● **Task directions**: Report every line below that holds the word "page".

● **Dataset section**:
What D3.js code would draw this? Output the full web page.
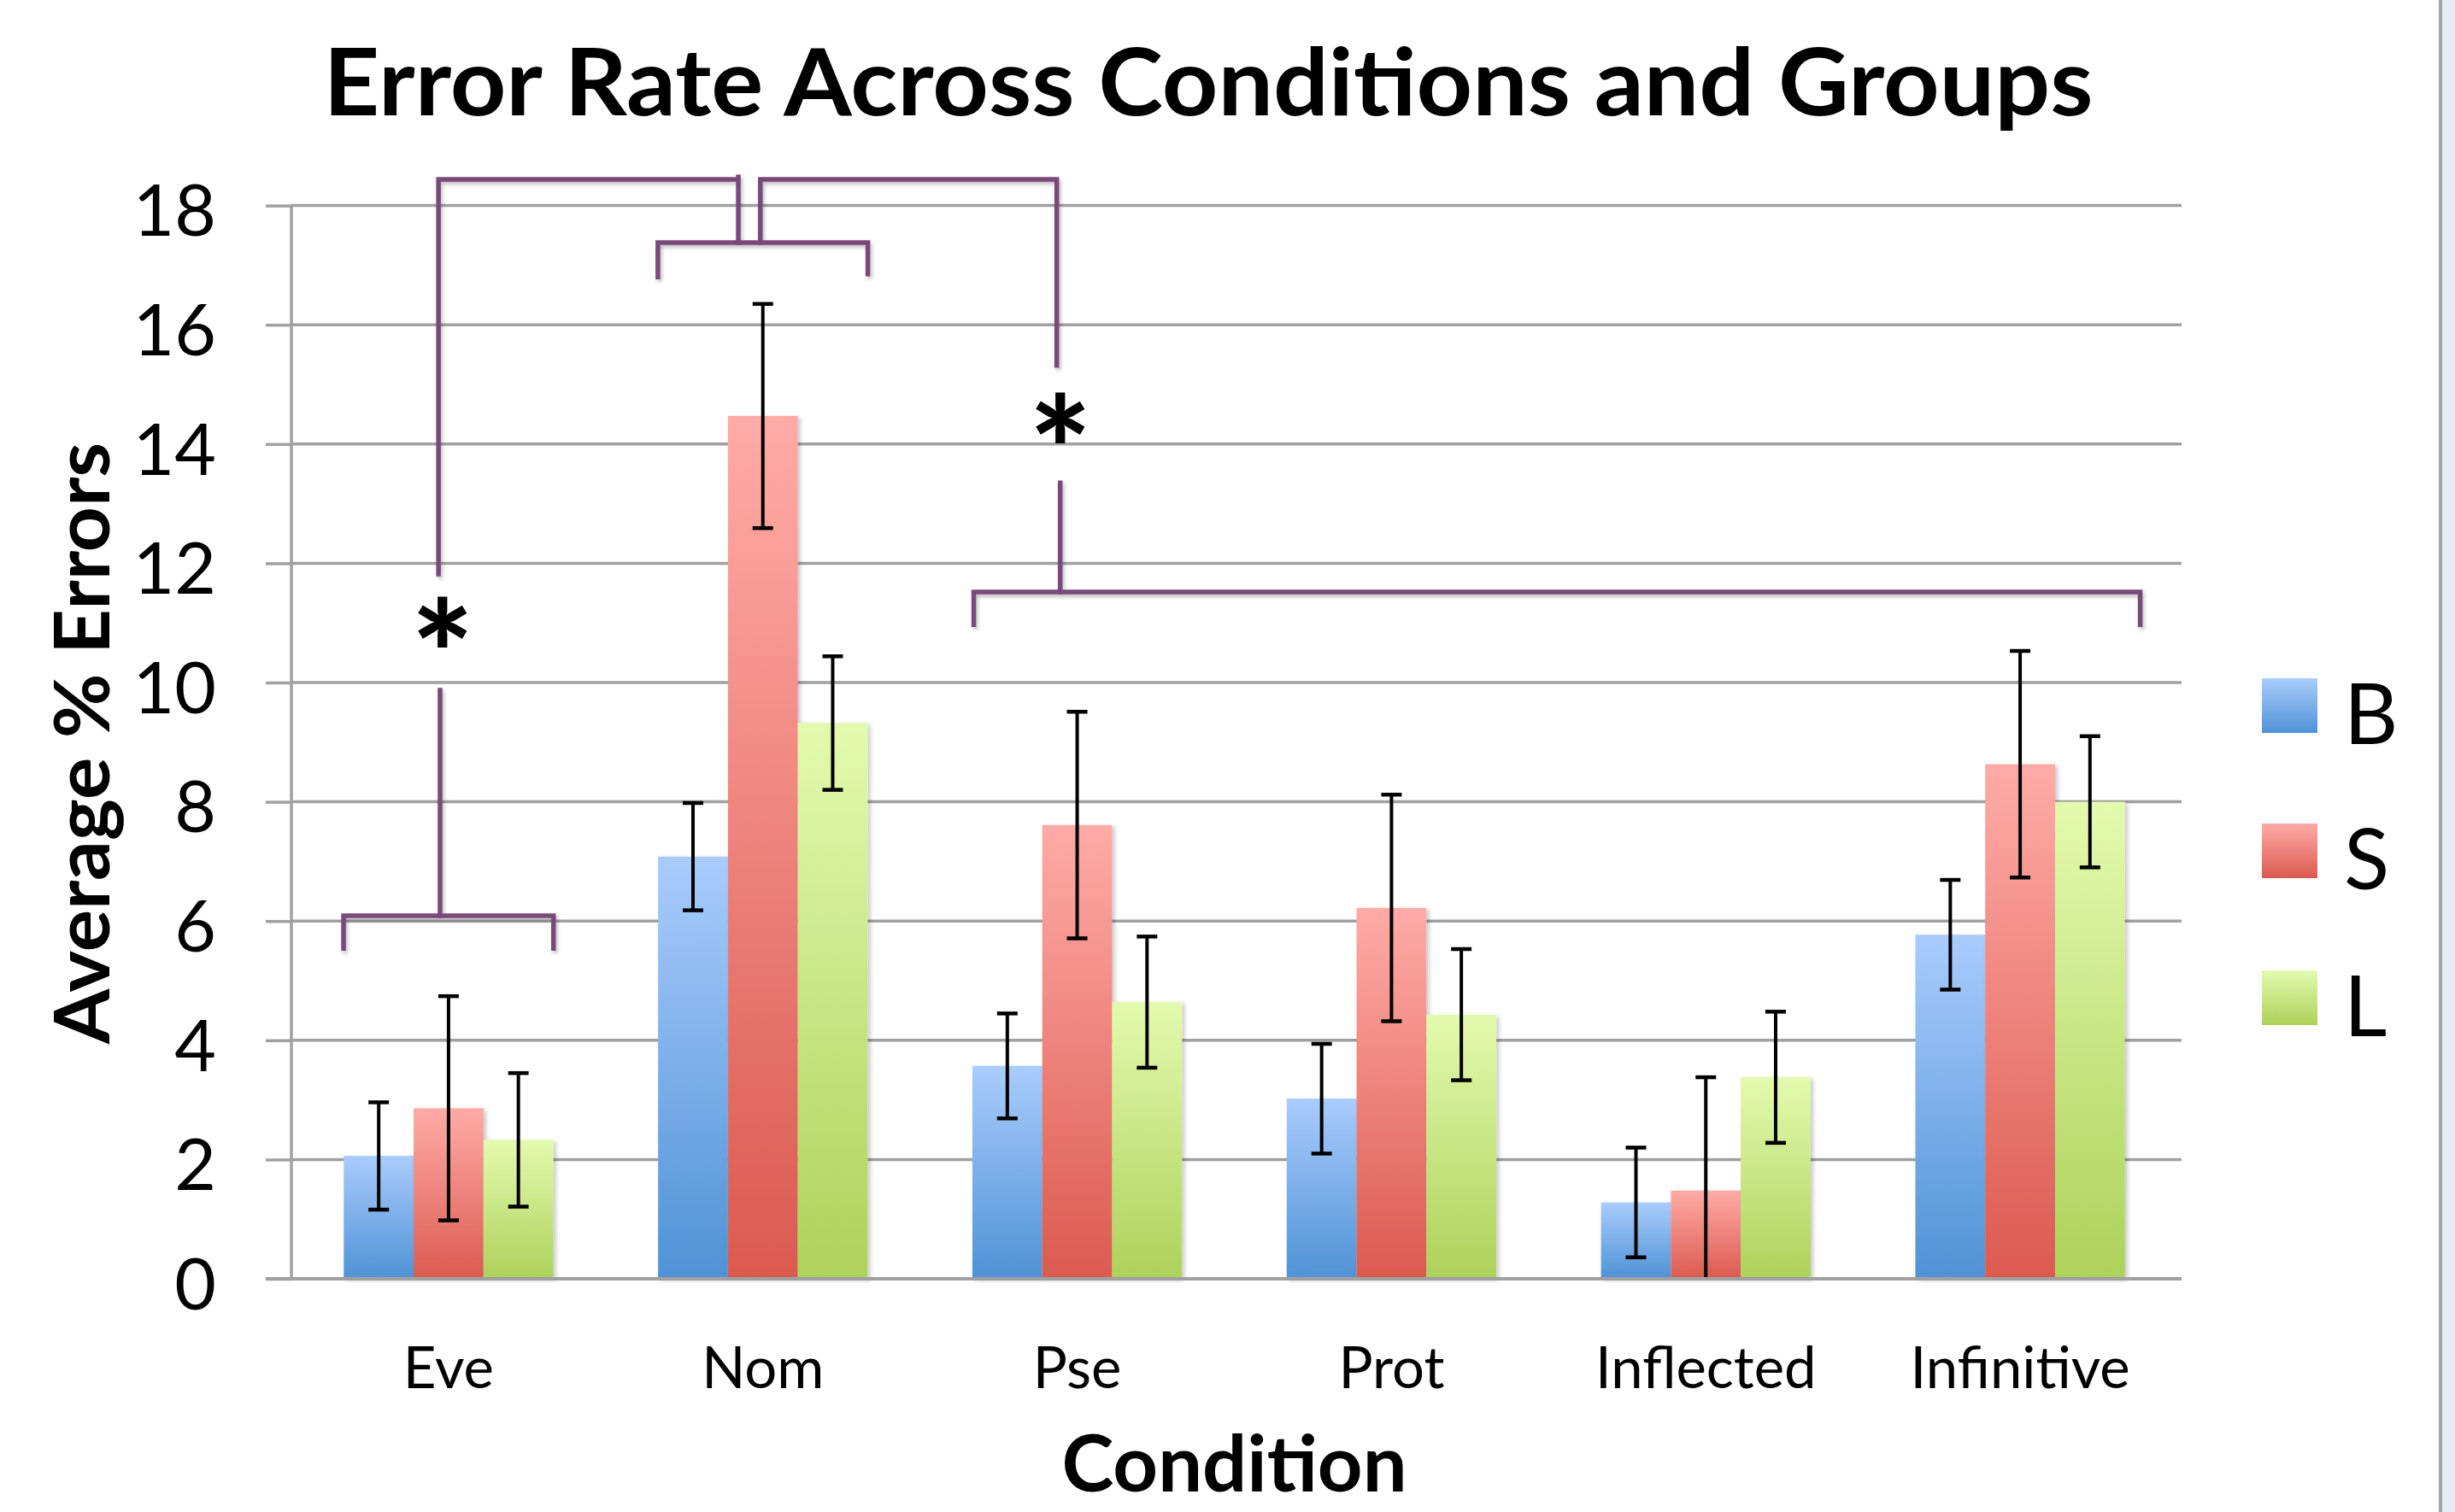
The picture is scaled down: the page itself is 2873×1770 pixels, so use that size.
<!DOCTYPE html>
<html>
<head>
<meta charset="utf-8">
<script src="https://cdn.jsdelivr.net/npm/d3@7"></script>
<style>
  html, body { margin: 0; padding: 0; background: #ffffff; }
  svg { display: block; }
  text { font-family: Lato, "Open Sans", "Noto Sans", sans-serif; fill: #000; }
</style>
</head>
<body>
<script>
// ---------------- data ----------------
const categories = ["Eve", "Nom", "Pse", "Prot", "Inflected", "Infinitive"];
const seriesNames = ["B", "S", "L"];
const valuesB = [2.06, 7.08, 3.57, 3.02, 1.28, 5.77];
const valuesS = [2.86, 14.47, 7.61, 6.22, 1.48, 8.63];
const valuesL = [2.33, 9.32, 4.64, 4.43, 3.38, 8.00];
const errB = [0.90, 0.90, 0.88, 0.92, 0.92, 0.92];
const errS = [1.88, 1.88, 1.90, 1.90, 1.90, 1.90];
const errL = [1.12, 1.12, 1.10, 1.10, 1.10, 1.10];
const yTicks = [0, 2, 4, 6, 8, 10, 12, 14, 16, 18];
const titleText = "Error Rate Across Conditions and Groups";
const xTitle = "Condition";
const yTitle = "Average % Errors";

// significance brackets: points given as [category, fraction across band, value]
const bracketLines = [
  [["Eve", 0.166, 5.54], ["Eve", 0.166, 6.09], ["Eve", 0.834, 6.09], ["Eve", 0.834, 5.54]],
  [["Eve", 0.473, 6.09], ["Eve", 0.473, 9.87]],
  [["Eve", 0.468, 11.82], ["Eve", 0.468, 18.44], ["Nom", 0.411, 18.44]],
  [["Nom", 0.422, 18.48], ["Nom", 0.422, 17.38]],
  [["Nom", 0.166, 16.80], ["Nom", 0.166, 17.38], ["Nom", 0.834, 17.38], ["Nom", 0.834, 16.85]],
  [["Nom", 0.492, 17.38], ["Nom", 0.492, 18.44], ["Pse", 0.435, 18.44], ["Pse", 0.435, 15.32]],
  [["Pse", 0.446, 13.35], ["Pse", 0.446, 11.52]],
  [["Pse", 0.171, 10.97], ["Pse", 0.171, 11.52], ["Infinitive", 0.882, 11.52], ["Infinitive", 0.882, 10.97]]
];
const starMarks = [["Eve", 0.481, 10.95], ["Pse", 0.446, 14.38]];

// ---------------- layout ----------------
const W = 2873, H = 1770;
const plot = { left: 341, right: 2548, top: 240.6, bottom: 1497 };

const svg = d3.select("body").append("svg").attr("width", W).attr("height", H);

const defs = svg.append("defs");
const gradColors = {
  B: ["#a9ccfc", "#4f92d6"],
  S: ["#ffaba7", "#db5a4f"],
  L: ["#e3faae", "#add25a"]
};
seriesNames.forEach(s => {
  const g = defs.append("linearGradient").attr("id", "grad" + s)
    .attr("x1", 0).attr("y1", 0).attr("x2", 0).attr("y2", 1);
  g.append("stop").attr("offset", "0%").attr("stop-color", gradColors[s][0]);
  g.append("stop").attr("offset", "100%").attr("stop-color", gradColors[s][1]);
});
const shadow = defs.append("filter").attr("id", "shadow")
  .attr("x", "-20%").attr("y", "-20%").attr("width", "140%").attr("height", "140%");
shadow.append("feDropShadow").attr("dx", 3).attr("dy", 2).attr("stdDeviation", 2.5)
  .attr("flood-color", "#000").attr("flood-opacity", 0.22);
const bracketShadow = defs.append("filter").attr("id", "bshadow")
  .attr("filterUnits", "userSpaceOnUse")
  .attr("x", 0).attr("y", 0).attr("width", W).attr("height", H);
bracketShadow.append("feDropShadow").attr("dx", 2).attr("dy", 3).attr("stdDeviation", 2)
  .attr("flood-color", "#000").attr("flood-opacity", 0.25);

// background right strip
svg.append("rect").attr("x", 2858).attr("y", 0).attr("width", W - 2858).attr("height", H).attr("fill", "#e9ebf3");
svg.append("line").attr("x1", 2856).attr("x2", 2856).attr("y1", 0).attr("y2", H)
  .attr("stroke", "#a3a3a3").attr("stroke-width", 4);

// scales
const x = d3.scaleBand().domain(categories).range([plot.left, plot.right]).paddingInner(0).paddingOuter(0);
const bw = x.bandwidth();
const xs = d3.scaleBand().domain(seriesNames).range([bw / 6, bw * 5 / 6]).padding(0);
const y = d3.scaleLinear().domain([0, 18]).range([plot.bottom, plot.top]);

const gridColor = "#a0a0a0";

// y axis ticks + labels
const yAxis = d3.axisLeft(y).tickValues(yTicks).tickSize(30).tickPadding(58);
const yG = svg.append("g").attr("transform", `translate(${plot.left},0)`).call(yAxis);
yG.select(".domain").remove();
yG.selectAll(".tick line").attr("stroke", gridColor).attr("stroke-width", 3.5);
yG.selectAll(".tick text").attr("font-size", 84).attr("font-family", "Lato, sans-serif")
  .attr("fill", "#000").attr("dy", "0.42em");
// gridlines
svg.append("g").selectAll("line").data(yTicks).join("line")
  .attr("x1", plot.left).attr("x2", plot.right + 5)
  .attr("y1", d => y(d)).attr("y2", d => y(d))
  .attr("stroke", gridColor).attr("stroke-width", 3.5);
// y axis line
svg.append("line").attr("x1", plot.left).attr("x2", plot.left)
  .attr("y1", y(18)).attr("y2", y(0)).attr("stroke", gridColor).attr("stroke-width", 3.5);

// x axis labels
const xAxis = d3.axisBottom(x).tickSize(0).tickPadding(0);
const xG = svg.append("g").attr("transform", `translate(0,${plot.bottom})`).call(xAxis);
xG.select(".domain").remove();
xG.selectAll(".tick text").attr("font-size", 67).attr("font-family", "Lato, sans-serif")
  .attr("fill", "#000").attr("dy", 0).attr("y", 128);

// bars
const rows = categories.map((c, i) => ({
  cat: c,
  items: [
    { s: "B", v: valuesB[i], e: errB[i] },
    { s: "S", v: valuesS[i], e: errS[i] },
    { s: "L", v: valuesL[i], e: errL[i] }
  ]
}));

const groups = svg.append("g").selectAll("g").data(rows).join("g")
  .attr("transform", d => `translate(${x(d.cat)},0)`);

groups.selectAll("rect").data(d => d.items).join("rect")
  .attr("x", d => xs(d.s))
  .attr("y", d => y(d.v))
  .attr("width", xs.bandwidth())
  .attr("height", d => y(0) - y(d.v))
  .attr("fill", d => `url(#grad${d.s})`)
  .attr("filter", "url(#shadow)");

// error bars
const capW = 24;
groups.each(function (d) {
  const g = d3.select(this);
  d.items.forEach(it => {
    const cx = xs(it.s) + xs.bandwidth() / 2;
    const lo = Math.max(0, it.v - it.e), hi = it.v + it.e;
    g.append("line").attr("x1", cx).attr("x2", cx).attr("y1", y(lo)).attr("y2", y(hi))
      .attr("stroke", "#000").attr("stroke-width", 4);
    g.append("line").attr("x1", cx - capW / 2).attr("x2", cx + capW / 2).attr("y1", y(hi)).attr("y2", y(hi))
      .attr("stroke", "#000").attr("stroke-width", 4.5);
    if (it.v - it.e > 0) {
      g.append("line").attr("x1", cx - capW / 2).attr("x2", cx + capW / 2).attr("y1", y(lo)).attr("y2", y(lo))
        .attr("stroke", "#000").attr("stroke-width", 4.5);
    }
  });
});

// x axis baseline
svg.append("line").attr("x1", plot.left - 30).attr("x2", plot.right + 5)
  .attr("y1", y(0)).attr("y2", y(0)).attr("stroke", gridColor).attr("stroke-width", 4);

// brackets
const px = p => x(p[0]) + p[1] * bw;
const lineGen = d3.line().x(p => px(p)).y(p => y(p[2]));
svg.append("g").attr("filter", "url(#bshadow)").selectAll("path").data(bracketLines).join("path")
  .attr("d", d => lineGen(d))
  .attr("fill", "none").attr("stroke", "#7a4a7b").attr("stroke-width", 5.5)
  .attr("stroke-linejoin", "miter").attr("stroke-linecap", "square");

// stars
const starFs = 172;
svg.append("g").selectAll("text").data(starMarks).join("text")
  .attr("x", d => px(d)).attr("y", d => y(d[2]) + starFs * 0.56)
  .attr("text-anchor", "middle").attr("font-size", starFs).attr("font-weight", 900)
  .text("*");

// legend
const legendY = [794, 964, 1136];
const leg = svg.append("g").selectAll("g").data(seriesNames).join("g")
  .attr("transform", (d, i) => `translate(2647,${legendY[i]})`);
leg.append("rect").attr("width", 65).attr("height", 64).attr("fill", d => `url(#grad${d})`);
leg.append("text").attr("x", 96).attr("y", 77).attr("font-size", 98).text(d => d);

// titles
svg.append("text").attr("x", 1414).attr("y", 135).attr("text-anchor", "middle")
  .attr("font-size", 109).attr("font-weight", 700)
  .attr("textLength", 2071).attr("lengthAdjust", "spacingAndGlyphs")
  .text(titleText);
svg.append("text").attr("x", (plot.left + plot.right) / 2).attr("y", 1746).attr("text-anchor", "middle")
  .attr("font-size", 92).attr("font-weight", 700).text(xTitle);
svg.append("text").attr("transform", `translate(128,870) rotate(-90)`).attr("text-anchor", "middle")
  .attr("font-size", 90).attr("font-weight", 700)
  .attr("textLength", 704).attr("lengthAdjust", "spacingAndGlyphs").text(yTitle);
</script>
</body>
</html>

● **Answer to the problem**:
What D3.js code would draw this? Output the full web page.
The picture is scaled down: the page itself is 2873×1770 pixels, so use that size.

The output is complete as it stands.